-- DIRECTIONS --
Please report every line from the material that contains the word "this".

-- DATA TO PROCESS --
::::

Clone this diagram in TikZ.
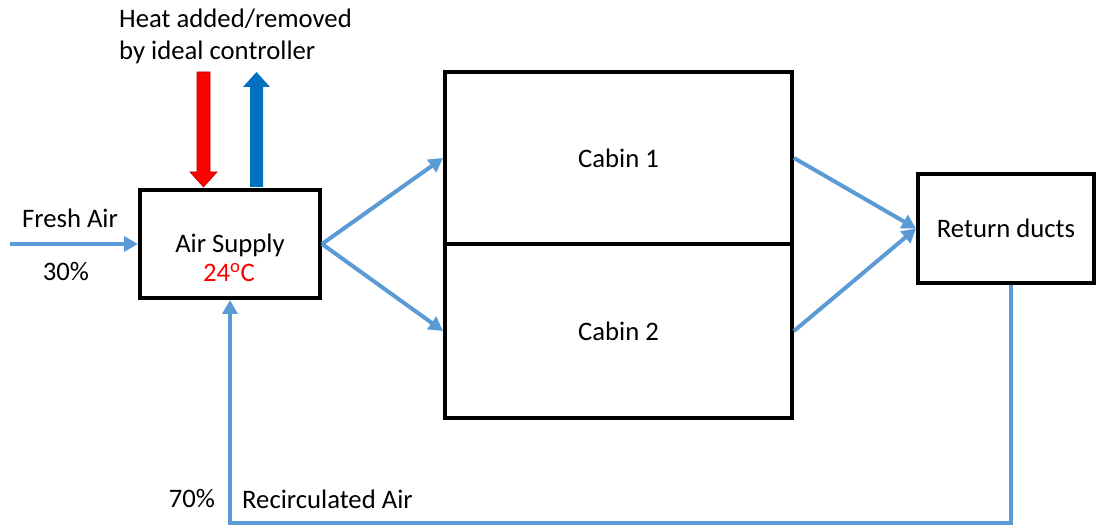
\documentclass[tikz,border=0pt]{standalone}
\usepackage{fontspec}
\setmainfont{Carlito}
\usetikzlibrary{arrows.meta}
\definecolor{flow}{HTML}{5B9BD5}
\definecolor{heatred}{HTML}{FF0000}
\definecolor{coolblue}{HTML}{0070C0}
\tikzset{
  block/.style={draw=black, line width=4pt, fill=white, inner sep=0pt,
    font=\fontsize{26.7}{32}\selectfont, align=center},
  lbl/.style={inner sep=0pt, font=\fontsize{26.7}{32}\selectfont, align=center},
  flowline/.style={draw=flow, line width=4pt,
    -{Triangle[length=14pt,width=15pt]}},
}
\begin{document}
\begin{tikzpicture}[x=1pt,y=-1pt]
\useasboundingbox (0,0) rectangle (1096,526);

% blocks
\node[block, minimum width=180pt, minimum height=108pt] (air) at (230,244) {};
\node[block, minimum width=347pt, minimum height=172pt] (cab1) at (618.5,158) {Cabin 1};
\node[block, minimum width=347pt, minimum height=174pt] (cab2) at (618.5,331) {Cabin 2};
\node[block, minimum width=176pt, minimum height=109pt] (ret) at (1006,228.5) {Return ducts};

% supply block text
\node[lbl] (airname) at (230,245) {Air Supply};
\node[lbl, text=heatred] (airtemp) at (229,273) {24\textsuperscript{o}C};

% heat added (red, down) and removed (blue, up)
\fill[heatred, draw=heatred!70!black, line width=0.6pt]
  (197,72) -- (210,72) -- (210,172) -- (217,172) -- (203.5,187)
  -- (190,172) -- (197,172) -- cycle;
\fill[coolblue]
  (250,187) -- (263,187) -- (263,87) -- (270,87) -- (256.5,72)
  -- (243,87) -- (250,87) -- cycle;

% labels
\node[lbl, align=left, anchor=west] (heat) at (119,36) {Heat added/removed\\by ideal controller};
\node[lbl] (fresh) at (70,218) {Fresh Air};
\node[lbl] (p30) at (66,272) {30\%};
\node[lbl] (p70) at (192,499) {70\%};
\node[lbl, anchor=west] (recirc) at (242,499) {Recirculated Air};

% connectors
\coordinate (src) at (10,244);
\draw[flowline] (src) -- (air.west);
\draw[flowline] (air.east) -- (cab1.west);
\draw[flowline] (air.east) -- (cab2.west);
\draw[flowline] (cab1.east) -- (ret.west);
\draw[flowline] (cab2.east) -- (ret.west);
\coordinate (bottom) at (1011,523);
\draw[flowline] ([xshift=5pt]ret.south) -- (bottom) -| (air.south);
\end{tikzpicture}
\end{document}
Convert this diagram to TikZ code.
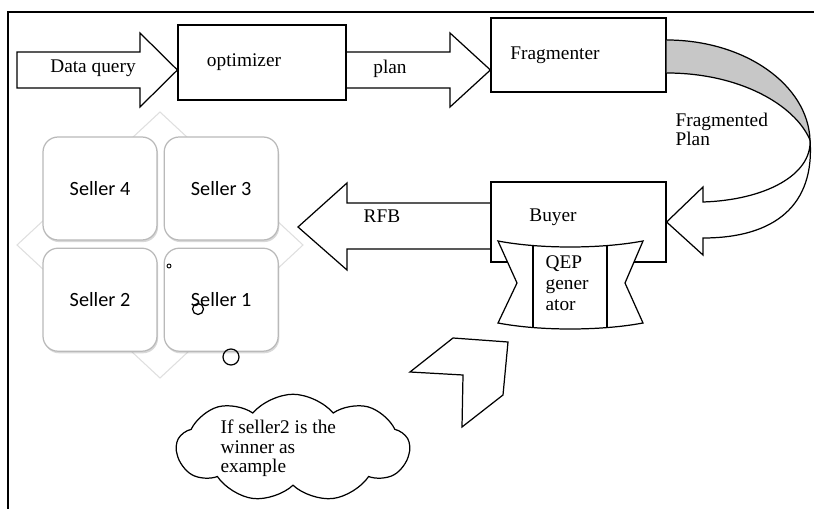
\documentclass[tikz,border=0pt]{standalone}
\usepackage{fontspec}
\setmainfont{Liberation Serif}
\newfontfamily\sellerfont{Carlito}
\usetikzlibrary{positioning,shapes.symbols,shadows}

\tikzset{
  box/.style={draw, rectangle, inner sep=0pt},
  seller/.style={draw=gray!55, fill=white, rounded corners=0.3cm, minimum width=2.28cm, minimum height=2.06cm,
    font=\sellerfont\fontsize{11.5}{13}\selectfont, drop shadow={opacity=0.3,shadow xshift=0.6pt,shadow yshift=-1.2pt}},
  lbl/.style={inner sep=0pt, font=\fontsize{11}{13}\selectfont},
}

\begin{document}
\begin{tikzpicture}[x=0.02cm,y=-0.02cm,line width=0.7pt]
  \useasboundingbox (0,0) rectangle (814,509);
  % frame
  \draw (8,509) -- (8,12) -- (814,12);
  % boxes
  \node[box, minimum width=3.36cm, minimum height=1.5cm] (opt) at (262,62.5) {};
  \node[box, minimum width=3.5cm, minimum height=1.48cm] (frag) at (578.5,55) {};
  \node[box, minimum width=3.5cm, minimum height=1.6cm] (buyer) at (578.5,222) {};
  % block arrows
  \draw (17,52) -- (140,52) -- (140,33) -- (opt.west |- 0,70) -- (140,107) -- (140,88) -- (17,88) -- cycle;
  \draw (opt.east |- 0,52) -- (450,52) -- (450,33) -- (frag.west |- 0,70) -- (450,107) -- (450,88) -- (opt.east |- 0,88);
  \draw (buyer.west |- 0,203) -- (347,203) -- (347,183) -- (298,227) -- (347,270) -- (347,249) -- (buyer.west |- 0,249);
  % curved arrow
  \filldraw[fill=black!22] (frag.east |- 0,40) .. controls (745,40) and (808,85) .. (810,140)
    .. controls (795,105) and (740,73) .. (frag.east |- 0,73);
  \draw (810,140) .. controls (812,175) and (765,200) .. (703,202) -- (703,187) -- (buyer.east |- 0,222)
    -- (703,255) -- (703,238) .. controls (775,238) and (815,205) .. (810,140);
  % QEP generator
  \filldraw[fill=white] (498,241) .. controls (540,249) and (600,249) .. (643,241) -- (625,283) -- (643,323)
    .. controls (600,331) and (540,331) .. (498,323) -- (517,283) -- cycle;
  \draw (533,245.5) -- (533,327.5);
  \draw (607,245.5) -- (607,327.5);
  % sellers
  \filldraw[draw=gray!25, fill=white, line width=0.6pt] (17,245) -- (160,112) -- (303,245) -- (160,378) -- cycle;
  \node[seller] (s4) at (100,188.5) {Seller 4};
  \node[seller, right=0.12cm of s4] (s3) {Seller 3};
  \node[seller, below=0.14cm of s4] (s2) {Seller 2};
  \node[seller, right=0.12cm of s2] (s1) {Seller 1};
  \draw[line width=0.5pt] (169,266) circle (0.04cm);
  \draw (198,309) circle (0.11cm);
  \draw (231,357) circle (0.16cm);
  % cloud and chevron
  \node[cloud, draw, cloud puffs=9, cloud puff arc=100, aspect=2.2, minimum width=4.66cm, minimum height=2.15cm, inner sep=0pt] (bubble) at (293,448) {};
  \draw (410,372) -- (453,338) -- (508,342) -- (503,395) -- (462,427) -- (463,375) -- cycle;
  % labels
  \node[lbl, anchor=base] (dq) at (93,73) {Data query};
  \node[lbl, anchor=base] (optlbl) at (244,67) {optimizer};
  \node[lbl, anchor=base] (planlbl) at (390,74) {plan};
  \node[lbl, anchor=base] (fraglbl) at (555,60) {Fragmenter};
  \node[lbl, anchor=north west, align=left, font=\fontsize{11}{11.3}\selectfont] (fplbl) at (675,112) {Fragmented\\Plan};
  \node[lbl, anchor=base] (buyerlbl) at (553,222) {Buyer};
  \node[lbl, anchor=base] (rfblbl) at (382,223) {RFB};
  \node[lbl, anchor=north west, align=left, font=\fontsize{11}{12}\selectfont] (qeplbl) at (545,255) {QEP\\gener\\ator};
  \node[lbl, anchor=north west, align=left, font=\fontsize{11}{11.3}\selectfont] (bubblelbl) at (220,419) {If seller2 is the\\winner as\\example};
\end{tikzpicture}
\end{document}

::::

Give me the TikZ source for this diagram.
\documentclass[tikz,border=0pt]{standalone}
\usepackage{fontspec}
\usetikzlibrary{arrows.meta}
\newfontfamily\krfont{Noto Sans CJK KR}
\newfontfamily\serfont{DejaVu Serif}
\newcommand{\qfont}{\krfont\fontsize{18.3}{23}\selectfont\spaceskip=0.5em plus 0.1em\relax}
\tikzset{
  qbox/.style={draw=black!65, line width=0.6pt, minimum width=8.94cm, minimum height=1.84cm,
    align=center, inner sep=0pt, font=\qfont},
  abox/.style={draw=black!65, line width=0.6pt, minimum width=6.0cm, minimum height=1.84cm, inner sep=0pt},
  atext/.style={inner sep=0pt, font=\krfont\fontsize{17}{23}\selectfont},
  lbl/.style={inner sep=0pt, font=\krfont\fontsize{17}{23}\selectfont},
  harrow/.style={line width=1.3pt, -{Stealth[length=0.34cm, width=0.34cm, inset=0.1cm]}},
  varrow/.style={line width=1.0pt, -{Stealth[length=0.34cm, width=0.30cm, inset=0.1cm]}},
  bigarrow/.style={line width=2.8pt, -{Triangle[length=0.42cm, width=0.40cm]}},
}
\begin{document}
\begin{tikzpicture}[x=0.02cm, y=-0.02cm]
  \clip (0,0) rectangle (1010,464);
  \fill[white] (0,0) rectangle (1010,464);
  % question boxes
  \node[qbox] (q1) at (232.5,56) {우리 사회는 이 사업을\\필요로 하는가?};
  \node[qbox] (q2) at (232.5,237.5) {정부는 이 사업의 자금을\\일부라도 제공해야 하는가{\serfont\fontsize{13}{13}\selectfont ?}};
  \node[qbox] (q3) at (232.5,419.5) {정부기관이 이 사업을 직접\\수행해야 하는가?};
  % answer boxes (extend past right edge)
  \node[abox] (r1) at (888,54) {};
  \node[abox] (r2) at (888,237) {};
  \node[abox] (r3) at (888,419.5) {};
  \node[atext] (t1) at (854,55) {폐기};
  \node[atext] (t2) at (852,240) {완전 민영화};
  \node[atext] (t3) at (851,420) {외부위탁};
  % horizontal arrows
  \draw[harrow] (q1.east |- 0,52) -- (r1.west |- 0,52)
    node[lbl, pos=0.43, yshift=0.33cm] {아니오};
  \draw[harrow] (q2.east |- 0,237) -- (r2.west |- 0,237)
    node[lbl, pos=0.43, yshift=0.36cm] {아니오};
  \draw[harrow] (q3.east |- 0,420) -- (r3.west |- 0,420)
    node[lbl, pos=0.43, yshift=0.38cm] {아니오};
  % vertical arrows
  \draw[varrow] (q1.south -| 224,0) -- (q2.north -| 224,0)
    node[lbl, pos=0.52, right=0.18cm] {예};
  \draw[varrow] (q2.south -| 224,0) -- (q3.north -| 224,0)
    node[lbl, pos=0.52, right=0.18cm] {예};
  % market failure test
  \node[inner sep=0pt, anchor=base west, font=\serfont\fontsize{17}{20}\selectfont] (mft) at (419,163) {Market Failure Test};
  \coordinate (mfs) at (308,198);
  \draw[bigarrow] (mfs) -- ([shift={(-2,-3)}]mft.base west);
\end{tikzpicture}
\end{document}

::::

-- THE COMPLETED TASK --
Clone this diagram in TikZ.
Convert this diagram to TikZ code.
Give me the TikZ source for this diagram.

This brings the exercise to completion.